This week the DOL, IRS and HHS jointly issued FAQs regarding the rules surrounding when an employer can charge an unvaccinated worker more in its health plan. This guidance doesn’t provide new information, but only confirms what most practitioners (including those at Graydon) have been advising – to charge a surcharge you must follow the HIPAA nondiscrimination rules for activity-only health contingent wellness programs. Last month, we outlined those rules in this post.
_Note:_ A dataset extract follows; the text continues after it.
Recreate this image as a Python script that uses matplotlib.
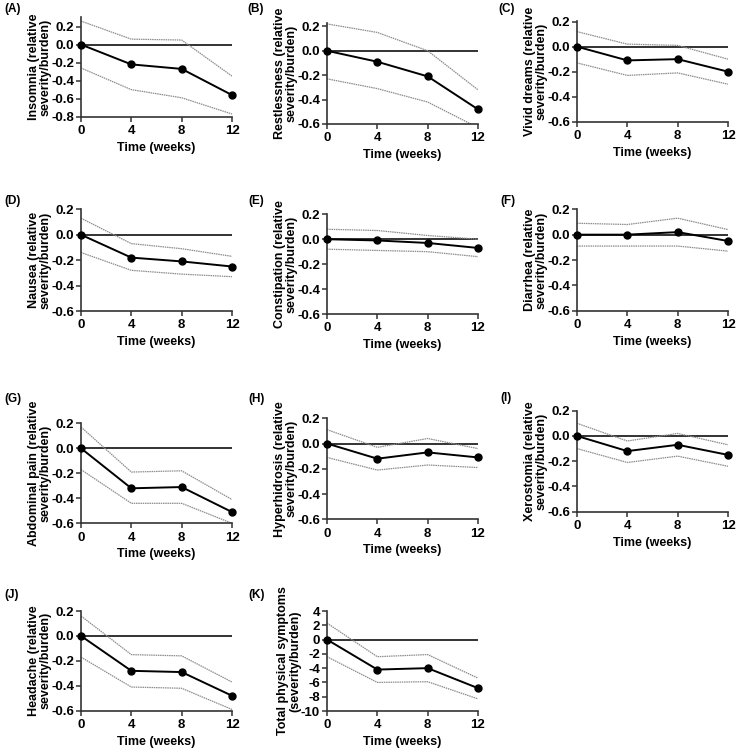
import numpy as np
import matplotlib.pyplot as plt

plt.rcParams['font.family'] = ['Liberation Sans', 'DejaVu Sans']
plt.rcParams['font.weight'] = 'bold'

# Data
weeks = [0, 4, 8, 12]

insomnia_mean = [0, -0.22, -0.27, -0.56]
insomnia_up = [0.26, 0.06, 0.05, -0.35]
insomnia_lo = [-0.26, -0.50, -0.59, -0.77]

restless_mean = [0, -0.09, -0.21, -0.48]
restless_up = [0.22, 0.15, 0.0, -0.32]
restless_lo = [-0.23, -0.31, -0.42, -0.63]

dreams_mean = [0, -0.11, -0.10, -0.20]
dreams_up = [0.12, 0.02, 0.01, -0.10]
dreams_lo = [-0.13, -0.23, -0.21, -0.30]

nausea_mean = [0, -0.18, -0.21, -0.25]
nausea_up = [0.13, -0.07, -0.11, -0.17]
nausea_lo = [-0.14, -0.28, -0.31, -0.33]

constip_mean = [0, -0.01, -0.03, -0.07]
constip_up = [0.08, 0.07, 0.03, 0.0]
constip_lo = [-0.08, -0.09, -0.10, -0.14]

diarrhea_mean = [0, 0.0, 0.02, -0.05]
diarrhea_up = [0.09, 0.08, 0.13, 0.04]
diarrhea_lo = [-0.09, -0.09, -0.09, -0.13]

abdominal_mean = [0, -0.32, -0.31, -0.51]
abdominal_up = [0.17, -0.19, -0.18, -0.41]
abdominal_lo = [-0.17, -0.44, -0.44, -0.60]

hyper_mean = [0, -0.12, -0.07, -0.11]
hyper_up = [0.11, -0.03, 0.04, -0.04]
hyper_lo = [-0.11, -0.21, -0.17, -0.19]

xero_mean = [0, -0.12, -0.07, -0.15]
xero_up = [0.10, -0.04, 0.02, -0.07]
xero_lo = [-0.10, -0.21, -0.16, -0.24]

headache_mean = [0, -0.28, -0.29, -0.48]
headache_up = [0.16, -0.15, -0.16, -0.37]
headache_lo = [-0.17, -0.41, -0.42, -0.59]

total_mean = [0, -4.2, -4.0, -6.8]
total_up = [2.3, -2.4, -2.1, -5.4]
total_lo = [-2.4, -6.0, -5.9, -8.3]

W, H = 737, 750
fig = plt.figure(figsize=(W / 100, H / 100), dpi=100)

cols = [(81, 232), (327, 478), (577, 728)]

# letter, label, mean, upper, lower, column, top px, bottom px, ylim, yticks, letter pos
panels = [
    ("(A)", "Insomnia (relative\nseverity/burden)", insomnia_mean, insomnia_up, insomnia_lo,
     0, 17.5, 116.7, (-0.8, 0.3), np.arange(-0.8, 0.21, 0.2), (4, 9)),
    ("(B)", "Restlessness (relative\nseverity/burden)", restless_mean, restless_up, restless_lo,
     1, 23.3, 124, (-0.6, 0.225), np.arange(-0.6, 0.21, 0.2), (247, 9)),
    ("(C)", "Vivid dreams (relative\nseverity/burden)", dreams_mean, dreams_up, dreams_lo,
     2, 21, 121.7, (-0.6, 0.205), np.arange(-0.6, 0.21, 0.2), (498, 9)),
    ("(D)", "Nausea (relative\nseverity/burden)", nausea_mean, nausea_up, nausea_lo,
     0, 209.3, 311, (-0.6, 0.2), np.arange(-0.6, 0.21, 0.2), (4, 201)),
    ("(E)", "Constipation (relative\nseverity/burden)", constip_mean, constip_up, constip_lo,
     1, 214.3, 314, (-0.6, 0.2), np.arange(-0.6, 0.21, 0.2), (248, 201)),
    ("(F)", "Diarrhea (relative\nseverity/burden)", diarrhea_mean, diarrhea_up, diarrhea_lo,
     2, 209.3, 310.7, (-0.6, 0.2), np.arange(-0.6, 0.21, 0.2), (500, 201)),
    ("(G)", "Abdominal pain (relative\nseverity/burden)", abdominal_mean, abdominal_up, abdominal_lo,
     0, 423.3, 523.3, (-0.6, 0.2), np.arange(-0.6, 0.21, 0.2), (4, 399)),
    ("(H)", "Hyperhidrosis (relative\nseverity/burden)", hyper_mean, hyper_up, hyper_lo,
     1, 418.3, 519.3, (-0.6, 0.2), np.arange(-0.6, 0.21, 0.2), (248, 399)),
    ("(I)", "Xerostomia (relative\nseverity/burden)", xero_mean, xero_up, xero_lo,
     2, 410.7, 511.7, (-0.6, 0.2), np.arange(-0.6, 0.21, 0.2), (500, 398)),
    ("(J)", "Headache (relative\nseverity/burden)", headache_mean, headache_up, headache_lo,
     0, 611, 710.7, (-0.6, 0.2), np.arange(-0.6, 0.21, 0.2), (4, 595)),
    ("(K)", "Total physical symptoms\n(severity/burden)", total_mean, total_up, total_lo,
     1, 611, 711, (-10, 4), np.arange(-10, 4.1, 2), (248, 595)),
]

spine_col = "#333333"

for letter, label, mean, up, lo, c, top, bot, ylim, yt, lpos in panels:
    x0, x1 = cols[c]
    ax = fig.add_axes([x0 / W, 1 - bot / H, (x1 - x0) / W, (bot - top) / H])
    ax.axhline(0, color="#222222", lw=1.3, zorder=1)
    ax.plot(weeks, up, color="#8c8c8c", lw=0.9, ls=(0, (1.2, 0.6)), zorder=2)
    ax.plot(weeks, lo, color="#8c8c8c", lw=0.9, ls=(0, (1.2, 0.6)), zorder=2)
    ax.plot(weeks, mean, color="black", lw=1.4, marker="o", ms=5,
            zorder=3, clip_on=False)
    ax.set_xlim(0, 12)
    ax.set_ylim(*ylim)
    ax.set_xticks(weeks)
    ax.set_yticks(yt)
    if ylim[0] == -10:
        ax.set_yticklabels([f"{v:.0f}" for v in yt])
    else:
        ax.set_yticklabels([f"{v:.1f}".replace("-0.0", "0.0") for v in yt])
    ax.tick_params(labelsize=9.5, length=3.5, width=1.1, color=spine_col, pad=1.5)
    ax.tick_params(axis="x", pad=2.5)
    for s in ["top", "right"]:
        ax.spines[s].set_visible(False)
    for s in ["left", "bottom"]:
        ax.spines[s].set_color(spine_col)
        ax.spines[s].set_linewidth(1.2)
    ax.set_xlabel("Time (weeks)", fontsize=9, fontweight="bold", labelpad=3.5)
    ax.set_ylabel(label, fontsize=9, fontweight="bold", labelpad=0, linespacing=0.95)
    fig.text(lpos[0] / W, 1 - lpos[1] / H, letter, fontsize=8.5, fontweight="bold",
             va="center", ha="left")

fig.savefig("out.png", dpi=100)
If you have followed the advice from our earlier post on how to set up your surcharge, no change should be necessary to your program. If you had taken the approach that this was a participatory only wellness program for which different rules apply or you weren’t aware the wellness program rules applied at all, you should immediately evaluate your program to determine if anything needs to be changed to be compliant with the HIPAA wellness rules.
The guidance also confirms that while an employer can charge a surcharge to the unvaccinated, an employer cannot condition eligibility for the health plan on whether someone is vaccinated. Basing eligibility on vaccination status would be discrimination based on a health factor, which is impermissible under HIPAA. Again this is not a new rule, but now the Departments have explicitly stated it so that no employer can claim it was grey whether this rule applied to vaccination status.
Finally, the guidance confirmed that vaccine premium surcharges or incentives would impact ACA affordability for large employers subject to the shared responsibility mandate. We also discussed the impact of the surcharges in more detail in our prior post.